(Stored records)
**********
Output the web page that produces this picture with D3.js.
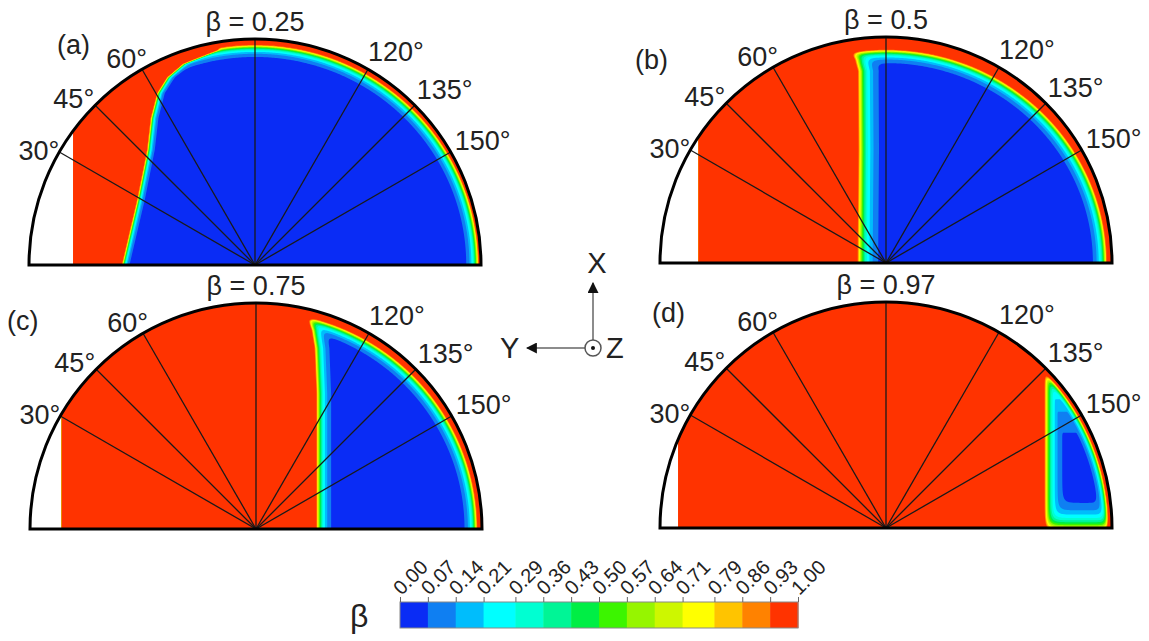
<!DOCTYPE html>
<html>
<head>
<meta charset="utf-8">
<script src="https://cdnjs.cloudflare.com/ajax/libs/d3/7.8.5/d3.min.js"></script>
<style>
  body { margin: 0; background: #fff; }
  text { font-family: "Liberation Sans", Arial, sans-serif; fill: #222; }
</style>
</head>
<body>
<div id="chart"></div>
<script>

// panel values
const betas = [0.25, 0.5, 0.75, 0.97];
const panelTags = ["(a)", "(b)", "(c)", "(d)"];
const rayAngles = [30, 45, 60, 90, 120, 135, 150];
const labelAngles = [30, 45, 60, 120, 135, 150];

// colour levels of beta
const levels = [0, 0.07, 0.14, 0.21, 0.29, 0.36, 0.43, 0.50, 0.57, 0.64, 0.71, 0.79, 0.86, 0.93, 1.00];
const levelColors = ["#0a2cf5", "#0f7ff2", "#00bdfc", "#00ffff", "#00ffd2", "#00f596", "#00ee45",
                     "#3cf500", "#96f500", "#cdf700", "#ffff00", "#ffc400", "#ff8200", "#ff3300"];

// field, all in fractions of the radius
const fillStart = [-0.805, -0.83, -0.86, -0.92];
// red/blue interface as [height, x]
const interfaceA = [[0, -0.59], [0.29, -0.522], [0.51, -0.478], [0.65, -0.462], [0.76, -0.434], [0.83, -0.39], [0.89, -0.32], [0.95, -0.17]];
const interfaceB = [[0, -0.128], [0.5, -0.124], [0.85, -0.126], [0.9, -0.14], [0.93, -0.16]];
const interfaceC = [[0, 0.266], [0.6, 0.266], [0.8, 0.258], [0.88, 0.245], [0.92, 0.23]];
const interfaceD = [[0, 0.70], [0.7, 0.70]];
const interfaceWidth = [0.013, 0.035, 0.025, 0.030];
// wall layer
const wallX = [0.99, 0.978, 0.98, 0.985];
const wallY = [0.975, 0.945, 0.965, 0.985];
const wallWidth = [0.021, 0.024, 0.022, 0.016];
// bottom and top layers (only d)
const floorShift = [null, null, null, 0.014];
const floorWidth = [null, null, null, 0.047];
const ceilingY = [null, null, null, 0.78];
const ceilingWidth = [null, null, null, 0.135];

const interfaces = [interfaceA, interfaceB, interfaceC, interfaceD];

const W = 1149, H = 641, R = 226;
const layout = [
    { cx: 255, cy: 265, tx: -198, ty: -211 },
    { cx: 886, cy: 263, tx: -251, ty: -194 },
    { cx: 256, cy: 529, tx: -249, ty: -199 },
    { cx: 886, cy: 528, tx: -234, ty: -206 }
];

const svg = d3.select("#chart").append("svg")
    .attr("width", W).attr("height", H);

const defs = svg.append("defs");

function betaField(p, X, Y, iface) {
    const ds = [
        (X - iface(Y)) / interfaceWidth[p],
        (1 - Math.hypot(X / wallX[p], Y / wallY[p])) / wallWidth[p]
    ];
    if (floorShift[p] != null) ds.push((Y + floorShift[p]) / floorWidth[p]);
    const k = 0.5;
    const m = d3.min(ds);
    let d = m - k * Math.log(d3.sum(ds, v => Math.exp(-(v - m) / k)));
    // the top of the pocket in (d) is cut off sharply
    if (ceilingY[p] != null) d = Math.min(d, (ceilingY[p] - Y) / ceilingWidth[p]);
    return d <= 0 ? 1 : Math.exp(-d);
}

layout.forEach((L, p) => {
    const { cx, cy } = L;
    const g = svg.append("g");

    // clip: half disc, right of the fill start
    const xl = cx + fillStart[p] * R;
    const yl = cy - Math.sqrt(R * R - (xl - cx) * (xl - cx));
    const clip = d3.path();
    clip.moveTo(xl, cy);
    clip.lineTo(xl, yl);
    clip.arc(cx, cy, R, Math.atan2(yl - cy, xl - cx), 0);
    clip.closePath();
    defs.append("clipPath").attr("id", "clip" + p)
        .append("path").attr("d", clip.toString());

    // sample the field on a 1px grid
    const x0 = cx - R - 2, y0 = cy - R - 2;
    const nx = 2 * R + 5, ny = R + 5;
    const iface = d3.scaleLinear()
        .domain(interfaces[p].map(d => d[0]))
        .range(interfaces[p].map(d => d[1]))
        .clamp(true);
    const values = new Float64Array(nx * ny);
    for (let j = 0; j < ny; j++) {
        for (let i = 0; i < nx; i++) {
            const X = (x0 + i - cx) / R;
            const Y = (cy - (y0 + j)) / R;
            values[i + j * nx] = betaField(p, X, Y, iface);
        }
    }
    const contours = d3.contours()
        .size([nx, ny])
        .thresholds(levels.slice(0, levelColors.length))(values);

    g.append("g")
        .attr("clip-path", "url(#clip" + p + ")")
        .append("g")
        .attr("transform", `translate(${x0 - 0.5},${y0 - 0.5})`)
        .selectAll("path")
        .data(contours)
        .join("path")
        .attr("d", d3.geoPath())
        .attr("fill", (d, i) => levelColors[i]);

    // rays
    const rad = a => a * Math.PI / 180;
    g.append("g").selectAll("line")
        .data(rayAngles)
        .join("line")
        .attr("x1", cx).attr("y1", cy)
        .attr("x2", a => cx - R * Math.cos(rad(a)))
        .attr("y2", a => cy - R * Math.sin(rad(a)))
        .attr("stroke", "#1a1a1a")
        .attr("stroke-width", 1.3);

    // outline
    const outline = d3.path();
    outline.moveTo(cx - R, cy);
    outline.arc(cx, cy, R, Math.PI, 2 * Math.PI);
    outline.closePath();
    g.append("path")
        .attr("d", outline.toString())
        .attr("fill", "none")
        .attr("stroke", "#000")
        .attr("stroke-width", 3);

    // angle labels
    const dx = { 30: 0, 45: -1, 60: 5, 120: 0, 135: 2, 150: 4 };
    const dy = { 30: 8, 45: 3, 60: -1, 120: -8, 135: -6, 150: -2 };
    g.append("g").selectAll("text")
        .data(labelAngles)
        .join("text")
        .attr("x", a => cx - R * Math.cos(rad(a)) + dx[a])
        .attr("y", a => cy - R * Math.sin(rad(a)) + dy[a])
        .attr("text-anchor", a => a < 90 ? "end" : "start")
        .style("font-size", "27px")
        .text(a => a + "°");

    g.append("text")
        .attr("x", cx).attr("y", cy - R - 8)
        .attr("text-anchor", "middle")
        .style("font-size", "27px")
        .text("β = " + betas[p]);

    g.append("text")
        .attr("x", cx + L.tx).attr("y", cy + L.ty)
        .style("font-size", "27px")
        .text(panelTags[p]);
});

// coordinate triad
const triad = svg.append("g");
const ox = 593, oy = 348;
defs.append("marker")
    .attr("id", "arrow")
    .attr("viewBox", "0 0 10 10")
    .attr("refX", 9).attr("refY", 5)
    .attr("markerWidth", 11).attr("markerHeight", 11)
    .attr("markerUnits", "userSpaceOnUse")
    .attr("orient", "auto")
    .append("path")
    .attr("d", "M0,0L10,5L0,10z")
    .attr("fill", "#111");
triad.append("line")
    .attr("x1", ox).attr("y1", oy - 8).attr("x2", ox).attr("y2", 283)
    .attr("stroke", "#666").attr("stroke-width", 1.5)
    .attr("marker-end", "url(#arrow)");
triad.append("line")
    .attr("x1", ox - 8).attr("y1", oy).attr("x2", 527).attr("y2", oy)
    .attr("stroke", "#666").attr("stroke-width", 1.5)
    .attr("marker-end", "url(#arrow)");
triad.append("circle")
    .attr("cx", ox).attr("cy", oy).attr("r", 8)
    .attr("fill", "none").attr("stroke", "#555").attr("stroke-width", 1.5);
triad.append("circle")
    .attr("cx", ox).attr("cy", oy).attr("r", 2)
    .attr("fill", "#111");
triad.append("text").attr("x", 597).attr("y", 273)
    .attr("text-anchor", "middle").style("font-size", "29px").text("X");
triad.append("text").attr("x", 500).attr("y", 358)
    .style("font-size", "29px").text("Y");
triad.append("text").attr("x", 606).attr("y", 358)
    .style("font-size", "29px").text("Z");

// colour bar
const bx = d3.scaleLinear().domain([0, 1]).range([400, 798]);
const barTop = 602, barH = 26;
const bar = svg.append("g");
bar.selectAll("rect")
    .data(levelColors)
    .join("rect")
    .attr("x", (d, i) => bx(levels[i]))
    .attr("width", (d, i) => bx(levels[i + 1]) - bx(levels[i]) + 0.5)
    .attr("y", barTop)
    .attr("height", barH)
    .attr("fill", d => d);
bar.append("rect")
    .attr("x", bx(0)).attr("y", barTop)
    .attr("width", bx(1) - bx(0)).attr("height", barH)
    .attr("fill", "none").attr("stroke", "#888").attr("stroke-width", 1);

const axis = bar.append("g")
    .attr("transform", `translate(0,${barTop})`)
    .call(d3.axisTop(bx).tickValues(levels).tickSize(5).tickFormat(d3.format(".2f")));
axis.select(".domain").remove();
axis.selectAll(".tick line").attr("stroke", "#666");
axis.selectAll(".tick text")
    .attr("text-anchor", "start")
    .attr("transform", "translate(1,-6) rotate(-45)")
    .attr("x", 0).attr("y", 0).attr("dy", 0)
    .style("font-size", "20px")
    .style("font-family", "'Liberation Sans', Arial, sans-serif")
    .attr("fill", "#222");

svg.append("text")
    .attr("x", 350).attr("y", 627)
    .style("font-size", "32px")
    .text("β");

</script>
</body>
</html>
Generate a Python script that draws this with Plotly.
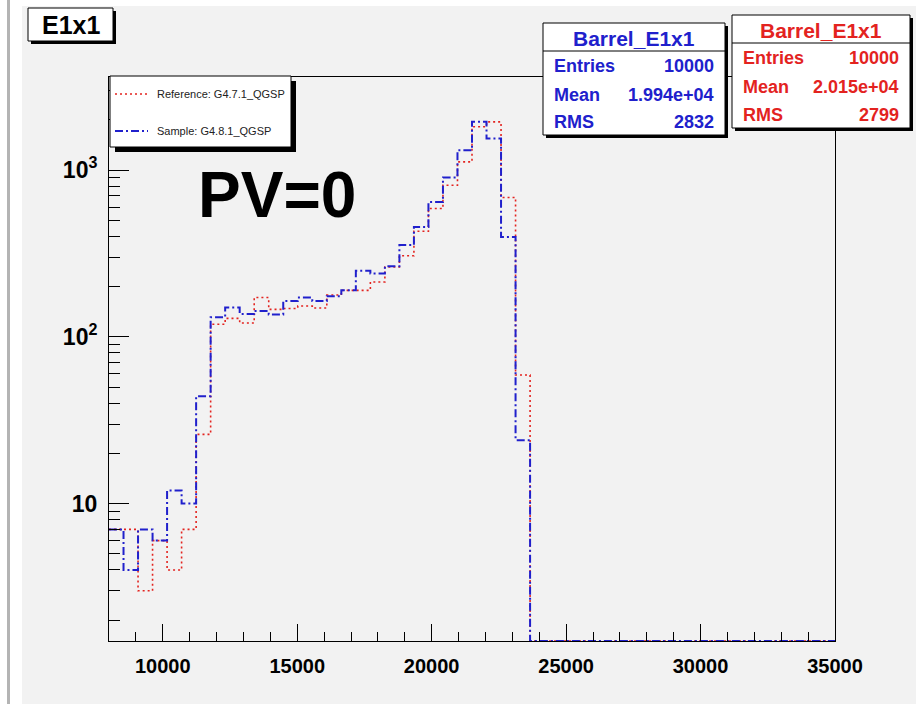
import plotly.graph_objects as go

# ---- histogram definition: 50 bins from 8000 to 35000 ----
x_min = 8000
x_max = 35000
n_bins = 50

# bin contents, reference sample (G4.7.1_QGSP)
reference_counts = [7, 7, 3, 6, 4, 7, 26, 119, 129, 121, 172, 146, 148, 153, 149,
                    178, 190, 190, 213, 262, 306, 430, 588, 811, 1120, 1817, 1945,
                    685, 59] + [0] * 21
# bin contents, test sample (G4.8.1_QGSP)
sample_counts = [7, 4, 7, 6, 12, 10, 44, 131, 150, 137, 143, 136, 164, 172, 164,
                 175, 190, 249, 240, 265, 355, 456, 644, 903, 1315, 1945, 1547,
                 397, 24] + [0] * 21

series_names = ["Reference: G4.7.1_QGSP", "Sample: G4.8.1_QGSP"]
stat_labels = ["Entries", "Mean", "RMS"]
sample_stats = ["10000", "1.994e+04", "2832"]
reference_stats = ["10000", "2.015e+04", "2799"]
hist_name = "Barrel_E1x1"
pad_title = "E1x1"
pv_text = "PV=0"

x_tick_vals = [10000, 15000, 20000, 25000, 30000, 35000]
x_tick_text = ["10000", "15000", "20000", "25000", "30000", "35000"]
y_tick_vals = [10, 100, 1000]
y_tick_text = ["10", "10<sup>2</sup>", "10<sup>3</sup>"]
y_log_range = [0.176, 3.558]

RED = "#e3231f"
BLUE = "#2020cc"
BG = "#f2f2f2"
FONT = "Liberation Sans, Arial, sans-serif"

# ---- frame placement in pixels ----
FIG_W, FIG_H = 916, 704
L, R, T, B = 109, 835, 77, 641
W, H = R - L, B - T


def fx(px):
    return (px - L) / W


def fy(py):
    return (B - py) / H


bin_w = (x_max - x_min) / n_bins
edges = [x_min + i * bin_w for i in range(n_bins + 1)]
floor_val = 10 ** y_log_range[0]


def step_xy(counts):
    # empty bins sit on the lower edge of the log axis
    ys = [c if c > 0 else floor_val for c in counts]
    return edges, ys + [ys[-1]]


fig = go.Figure()
rx, ry = step_xy(reference_counts)
fig.add_trace(go.Scatter(x=rx, y=ry, mode="lines", line_shape="hv",
                         line=dict(color=RED, width=1.6, dash="2px,3px"),
                         name=series_names[0], showlegend=False))
sx, sy = step_xy(sample_counts)
fig.add_trace(go.Scatter(x=sx, y=sy, mode="lines", line_shape="hv",
                         line=dict(color=BLUE, width=2, dash="8px,3px,2px,3px"),
                         name=series_names[1], showlegend=False))

shapes = []
annots = []


def rect(x0, y0, x1, y1, fill, line_color=None, lw=0, layer="above"):
    shapes.append(dict(type="rect", xref="paper", yref="paper",
                       x0=fx(x0), x1=fx(x1), y0=fy(y0), y1=fy(y1),
                       fillcolor=fill, layer=layer,
                       line=dict(color=line_color or fill, width=lw)))


def hline(x0, x1, y, color, width=1, dash="solid"):
    shapes.append(dict(type="line", xref="paper", yref="paper",
                       x0=fx(x0), x1=fx(x1), y0=fy(y), y1=fy(y),
                       line=dict(color=color, width=width, dash=dash)))


def text(px, py, s, size, color="black", anchor="center", bold=True):
    annots.append(dict(xref="paper", yref="paper", x=fx(px), y=fy(py),
                       text=f"<b>{s}</b>" if bold else s, showarrow=False,
                       xanchor=anchor, yanchor="middle",
                       font=dict(size=size, color=color, family=FONT)))


# canvas edges
rect(0, 0, 22, FIG_H, "white", layer="below")
rect(0, 0, FIG_W, 6, "white", layer="below")
rect(7, 0, 10, FIG_H, "#b4b4b4", layer="below")

# pad title box
rect(31, 11, 116, 44, "black")
rect(28, 8, 113, 41, "white", "black", 1)
text(70.5, 25, pad_title, 25)

# legend box
rect(115, 81, 296, 152, "black")
rect(110, 76, 291, 147, "white", "black", 1)
hline(115, 148, 94, RED, 1.6, "2px,3px")
hline(115, 148, 131, BLUE, 2, "8px,3px,2px,3px")
text(155, 94, series_names[0], 11, "#222222", "left", bold=False)
text(155, 131, series_names[1], 11, "#222222", "left", bold=False)


# statistics boxes
def stat_box(x0, y0, x1, y1, div_y, rows_y, color, values):
    rect(x0 + 3, y0 + 3, x1 + 3, y1 + 3, "black")
    rect(x0, y0, x1, y1, "white", "black", 1)
    hline(x0, x1, div_y, "black", 1)
    text((x0 + x1) / 2, (y0 + div_y) / 2 + 1, hist_name, 21, color)
    for lab, val, yy in zip(stat_labels, values, rows_y):
        text(x0 + 9, yy, lab, 18, color, "left")
        text(x1 - 9, yy, val, 18, color, "right")


stat_box(543, 23, 725, 135, 51, [66, 95, 122], BLUE, sample_stats)
stat_box(732, 15, 910, 128, 43, [58, 87, 115], RED, reference_stats)

# large annotation inside the frame
text(277, 195, pv_text, 64)

x_tick_font = dict(family=FONT, size=20, color="black", weight="bold")
y_tick_font = dict(family=FONT, size=23, color="black", weight="bold")

fig.update_layout(
    width=FIG_W, height=FIG_H,
    margin=dict(l=L, r=FIG_W - R, t=T, b=FIG_H - B),
    paper_bgcolor=BG, plot_bgcolor=BG,
    shapes=shapes, annotations=annots,
    showlegend=False,
    xaxis=dict(range=[x_min, x_max], showgrid=False, zeroline=False,
               showline=True, linecolor="black", linewidth=1, mirror=True,
               ticks="inside", ticklen=17, tickwidth=1, tickcolor="black",
               tickvals=x_tick_vals, ticktext=x_tick_text, tickfont=x_tick_font,
               ticklabelstandoff=7,
               minor=dict(ticks="inside", ticklen=9, tickwidth=1, tickcolor="black",
                          dtick=1000, tick0=0, showgrid=False)),
    yaxis=dict(type="log", range=y_log_range, showgrid=False, zeroline=False,
               showline=True, linecolor="black", linewidth=1, mirror=True,
               ticks="inside", ticklen=20, tickwidth=1, tickcolor="black",
               tickvals=y_tick_vals, ticktext=y_tick_text, tickfont=y_tick_font,
               ticklabelstandoff=6,
               minor=dict(ticks="inside", ticklen=11, tickwidth=1, tickcolor="black",
                          tickvals=[2, 3, 4, 5, 6, 7, 8, 9, 20, 30, 40, 50, 60, 70, 80, 90,
                                    200, 300, 400, 500, 600, 700, 800, 900, 2000, 3000],
                          showgrid=False)),
)

fig.write_html("out.html")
**********
WORK REQUIRED -
Using the data above, which lines fall from the one with "Generate a Python" through the one with "n_bins = 50"? Repeat them exactly, ends included, minus any pictures.

RESPONSE TO THE TASK -
Generate a Python script that draws this with Plotly.
import plotly.graph_objects as go

# ---- histogram definition: 50 bins from 8000 to 35000 ----
x_min = 8000
x_max = 35000
n_bins = 50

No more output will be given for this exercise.